Sveriges Radio P1
- Sweden;
- Broadcast area: Sweden Åland

Programming
- Language: Swedish
- Format: News, current affairs, culture

Ownership
- Owner: Sveriges Radio

History
- First air date: 1 January 1925; 101 years ago

Links
- Website: SR P1

= Sveriges Radio P1 =

Swedish national radio station

P1 (pe ett) is a national radio channel produced by the Swedish public broadcaster Sveriges Radio (SR). It was launched in 1925 as the first national radio station in Sweden, and adopted its current format in 1966.

==History==
Until 12 January 2015, SR P1 closed down between 2.30 am and 5.30 am every day, with the Vågskvalpet looping tune and an encrypted talking newspaper broadcast for the vision impaired filling the off-air hours. SR P1 began 24-hour transmission on 13 January 2015.

==Programming==
P1, which subtitles itself "The spoken channel" (Den talade kanalen), is the principal radio channel in Sweden for news, community programmes, culture, radio drama, debate, science, philosophy, the expression of opinion and international issues.
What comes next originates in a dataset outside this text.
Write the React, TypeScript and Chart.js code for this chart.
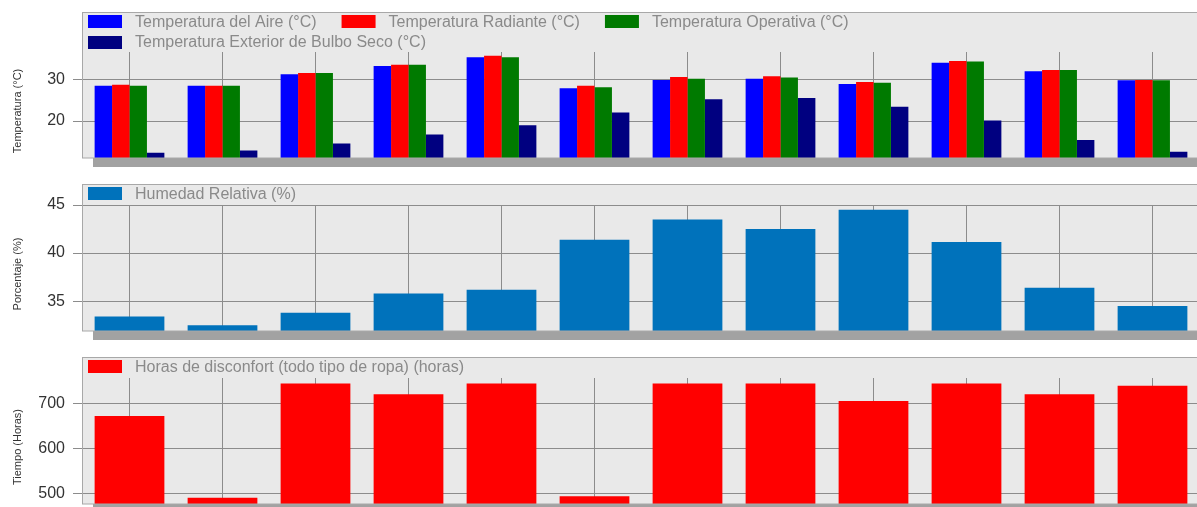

Many of the programmes on P1 are repeated at least once – at a different time of day – during each broadcast week: this is a typical feature of spoken-word channels of this type (compare BBC Radio 4 in the United Kingdom, Radio National in Australia, NHK Radio 1 in Japan, CBC Radio One in Canada and Polskie Radio Program I in Poland).

==Broadcasting==
SR P1 can be heard in Sweden on FM and DAB, also worldwide via the internet. Part of the P1 schedule is also relayed by the Radio Sweden 1 satellite channel.

The name P1 was originally an abbreviation of Program 1. This is however no longer the case and the channel is now formally called just P1 (pe ett in Swedish).